Each line containing the word "React" needs to be copied.
# # # # #
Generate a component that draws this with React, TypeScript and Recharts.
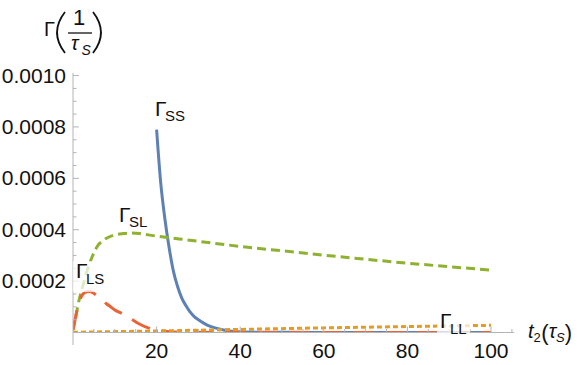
import React from 'react';
import { LineChart, Line, XAxis, YAxis } from 'recharts';

// ---- data ----
const T_SS = [20, 21, 22, 23, 24, 25, 26, 27, 28, 29, 30, 32, 34, 36, 38, 40, 45, 50, 60, 70, 80, 90, 100];
const V_SS = [0.00079, 0.00058, 0.00044, 0.00033, 0.00024, 0.00018, 0.000135, 0.000105, 0.00008, 0.000062, 0.00005, 0.00003, 0.000018, 0.00001, 0.000005, 0.000003, 0.000001, 0.0000005, 0.0000003, 0.0000002, 0.0000002, 0.0000001, 0.0000001];

const T_SL = [0, 0.5, 1, 1.5, 2, 3, 4, 5, 6, 7, 8, 10, 12, 14, 16, 18, 20, 25, 30, 40, 50, 60, 70, 80, 90, 100];
const V_SL = [0.00001, 0.00005, 0.00009, 0.00013, 0.00016, 0.00022, 0.00027, 0.00031, 0.00034, 0.000355, 0.000367, 0.00038, 0.000385, 0.000387, 0.000385, 0.00038, 0.000375, 0.000365, 0.000355, 0.000335, 0.000318, 0.000301, 0.000285, 0.00027, 0.000256, 0.000243];

const T_LS = [0, 0.5, 1, 1.5, 2, 3, 4, 5, 6, 7, 8, 9, 10, 12, 14, 16, 18, 20, 22, 24, 30, 40, 60, 80, 100];
const V_LS = [0.00001, 0.00005, 0.00009, 0.00012, 0.00014, 0.000157, 0.00016, 0.000152, 0.00014, 0.000127, 0.000112, 0.0001, 0.000088, 0.000072, 0.000052, 0.000032, 0.000018, 0.00001, 0.000005, 0.000002, 0.0000005, 0.0000002, 0.0000001, 0.0000001, 0.0000001];

const T_LL = [0, 20, 40, 60, 80, 100];
const V_LL = [0.000001, 0.000006, 0.000012, 0.000018, 0.000023, 0.000028];

const X_MAJOR = [20, 40, 60, 80, 100];
const X_MINOR = [5, 10, 15, 25, 30, 35, 45, 50, 55, 65, 70, 75, 85, 90, 95, 105];
const Y_MAJOR = [0.0002, 0.0004, 0.0006, 0.0008, 0.001];
const Y_MINOR = [0.00005, 0.0001, 0.00015, 0.00025, 0.0003, 0.00035, 0.00045, 0.0005, 0.00055, 0.00065, 0.0007, 0.00075, 0.00085, 0.0009, 0.00095];

const CURVE_LABELS = [
  { sub: 'SS', t: 19.6, v: 0.000843 },
  { sub: 'SL', t: 11.0, v: 0.000432 },
  { sub: 'LS', t: 0.7, v: 0.000212 },
  { sub: 'LL', t: 87.8, v: 0.0000175 },
];

const toData = (ts: number[], vs: number[]) => ts.map((t, i) => ({ t, v: vs[i] }));
const ssData = toData(T_SS, V_SS);
const slData = toData(T_SL, V_SL);
const lsData = toData(T_LS, V_LS);
const llData = toData(T_LL, V_LL);

// ---- layout ----
const W = 581;
const H = 365;
const LEFT = 73;
const TOP = 73;
const RIGHT = 514;
const BOTTOM = 332.5;
const X_DOMAIN: [number, number] = [0, 105.5];
const Y_DOMAIN: [number, number] = [0, 0.00101];
const AXIS = '#b4b4b4';
const FONT = '"Liberation Sans", Arial, sans-serif';

const px = (t: number) => LEFT + ((t - X_DOMAIN[0]) / (X_DOMAIN[1] - X_DOMAIN[0])) * (RIGHT - LEFT);
const py = (v: number) => BOTTOM - ((v - Y_DOMAIN[0]) / (Y_DOMAIN[1] - Y_DOMAIN[0])) * (BOTTOM - TOP);

const YTick = (props: any) => {
  const { y, payload } = props;
  const major = Y_MAJOR.includes(payload.value);
  return (
    <g>
      <line x1={LEFT} x2={LEFT + (major ? 6 : 3.5)} y1={y} y2={y} stroke={AXIS} strokeWidth={1} />
      {major && (
        <text x={66} y={y + 7} textAnchor="end" fontFamily={FONT} fontSize={21} fill="#111">
          {payload.value.toFixed(4)}
        </text>
      )}
    </g>
  );
};

const XTick = (props: any) => {
  const { x, payload } = props;
  const major = X_MAJOR.includes(payload.value);
  return (
    <g>
      <line x1={x} x2={x} y1={BOTTOM} y2={BOTTOM - (major ? 6 : 3.5)} stroke={AXIS} strokeWidth={1} />
      {major && (
        <text x={x} y={358} textAnchor="middle" fontFamily={FONT} fontSize={21} fill="#111">
          {payload.value}
        </text>
      )}
    </g>
  );
};

export default function App() {
  return (
    <div style={{ position: 'absolute', left: 0, top: 0, width: W, height: H, background: '#fff' }}>
      <LineChart
        width={W}
        height={H}
        margin={{ top: TOP, right: W - RIGHT, bottom: 0, left: 0 }}
      >
        <XAxis
          type="number"
          dataKey="t"
          domain={X_DOMAIN}
          allowDataOverflow
          ticks={[...X_MAJOR, ...X_MINOR]}
          tick={<XTick />}
          tickLine={false}
          axisLine={{ stroke: AXIS, strokeWidth: 1 }}
          height={H - BOTTOM}
          interval={0}
        />
        <YAxis
          type="number"
          domain={Y_DOMAIN}
          allowDataOverflow
          ticks={[...Y_MAJOR, ...Y_MINOR]}
          tick={<YTick />}
          tickLine={false}
          axisLine={{ stroke: AXIS, strokeWidth: 1 }}
          width={LEFT}
          interval={0}
        />
        <Line data={ssData} dataKey="v" type="monotone" stroke="#5E81B5" strokeWidth={3} dot={false} isAnimationActive={false} />
        <Line data={slData} dataKey="v" type="monotone" stroke="#8FB131" strokeWidth={3} strokeDasharray="9 5" dot={false} isAnimationActive={false} />
        <Line data={lsData} dataKey="v" type="monotone" stroke="#EB6235" strokeWidth={3} strokeDasharray="20 12" dot={false} isAnimationActive={false} />
        <Line data={llData} dataKey="v" type="monotone" stroke="#E19C24" strokeWidth={3} strokeDasharray="5 3" dot={false} isAnimationActive={false} />
      </LineChart>
      <svg width={W} height={H} style={{ position: 'absolute', left: 0, top: 0, pointerEvents: 'none' }}>
        {/* y axis extends slightly below the x axis */}
        <line x1={LEFT} x2={LEFT} y1={BOTTOM} y2={345} stroke={AXIS} strokeWidth={1} />
        {/* curve labels */}
        {CURVE_LABELS.map((l) => {
          const x = px(l.t);
          const y = py(l.v);
          const subW = l.sub === 'LL' ? 17 : l.sub === 'SL' ? 18.5 : 20;
          const below = l.sub === 'LS' || l.sub === 'LL' ? 14 : 8.5;
          return (
            <g key={l.sub}>
              <rect x={x - 3} y={y - 17} width={10 + subW + 6} height={17 + below} fill="#fff" opacity={0.72} />
              <text x={x} y={y} fontFamily={FONT} fontSize={21} fill="#111">Γ</text>
              <text x={x + 10} y={y + 5.5} fontFamily={FONT} fontSize={15} fill="#111">{l.sub}</text>
            </g>
          );
        })}
        {/* y axis title Γ(1/τS) */}
        <text x={44} y={36} fontFamily={FONT} fontSize={20} fill="#111">Γ</text>
        <path d="M65,12 Q49,32.5 65,53" stroke="#111" strokeWidth={1.8} fill="none" />
        <text x={79} y={25} textAnchor="middle" fontFamily={FONT} fontSize={22} fill="#111">1</text>
        <line x1={68} x2={92} y1={33} y2={33} stroke="#111" strokeWidth={1.3} />
        <text x={71} y={50} fontFamily={FONT} fontStyle="italic" fontSize={20} fill="#111">τ</text>
        <text x={81.5} y={55} fontFamily={FONT} fontStyle="italic" fontSize={14} fill="#111">S</text>
        <path d="M93,12 Q109,32.5 93,53" stroke="#111" strokeWidth={1.8} fill="none" />
        {/* x axis title t2(τS) */}
        <text x={528} y={338} fontFamily={FONT} fontSize={20} fill="#111">
          <tspan fontStyle="italic">t</tspan>
          <tspan fontSize={13} dy={4}>2</tspan>
          <tspan fontSize={22} dy={-2} dx={0.5}>(</tspan>
          <tspan fontStyle="italic" dy={-2}>τ</tspan>
          <tspan fontStyle="italic" fontSize={13} dy={4}>S</tspan>
          <tspan fontSize={22} dy={-2}>)</tspan>
        </text>
      </svg>
    </div>
  );
}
# # # # #
**WRITTEN RESPONSE:**
Generate a component that draws this with React, TypeScript and Recharts.
import React from 'react';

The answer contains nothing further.